Throughout it all, Matthews never attempts to clarify or correct anything his bandmate says. Although he is apparently flummoxed by the simplest of inquiries, Nicholls occasionally reveals a sharp humour and self-awareness: "I always say to the other guys, if you want to throw a TV out of a hotel room window, then do it just before you leave the hotel, because there might be something you want to watch."
In addition, he frequently appears to be sidestepping awkward questions by the simple expedient of behaving as if you have asked something completely different. He replies to an inquiry about how American audiences - who are famously unstinting in their desire for professionalism onstage - have received some of The Vines more outré performances with a lengthy anecdote about how much he likes 1990s alt-rock band Pavement.
He claims that Rob Schnapf, has been attempting to school him in interview technique, although it is unclear precisely what Schnapf has told him, which tends to suggest his schooling has failed: "He's given me advice about interviews. I'd be sitting there, saying 'Oh! I can't explain it, I can't explain it! I've opened this can of worms and now there's all worms hanging out and it looks really ugly!' And he's just saying, yeah, you know? He's played in bands before. We can relate to him on that level. He has great depth to him."

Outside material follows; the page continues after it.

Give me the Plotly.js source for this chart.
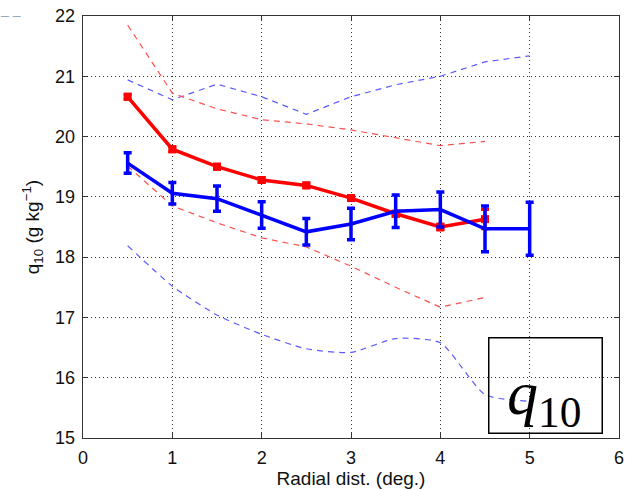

He suddenly sounds angry. "You see the thing is, actually, I'm not a fucking lunatic. People say to me, you know, maybe I could cancel our next tour and check myself into an insane asylum. I'm not necessarily proud of it, but I'm not ashamed of it either, because we make songs. As a band that's how it works, you put yourself out there, sharing yourself and your music with people. You hope they might connect with it. They might come up to you and say "hey man, I like your album"! And then maybe other ones go "yeah."
He gives up on that train of thought, and unexpectedly returns to a much earlier one, about which he seems to have changed his mind. "I'm not trying to say that I'm really quiet and all the other guys are loud," he concludes.
"We're all as messed up as each other. Yeah." His leg still bouncing up and down, he goes back to staring out his chickenburger.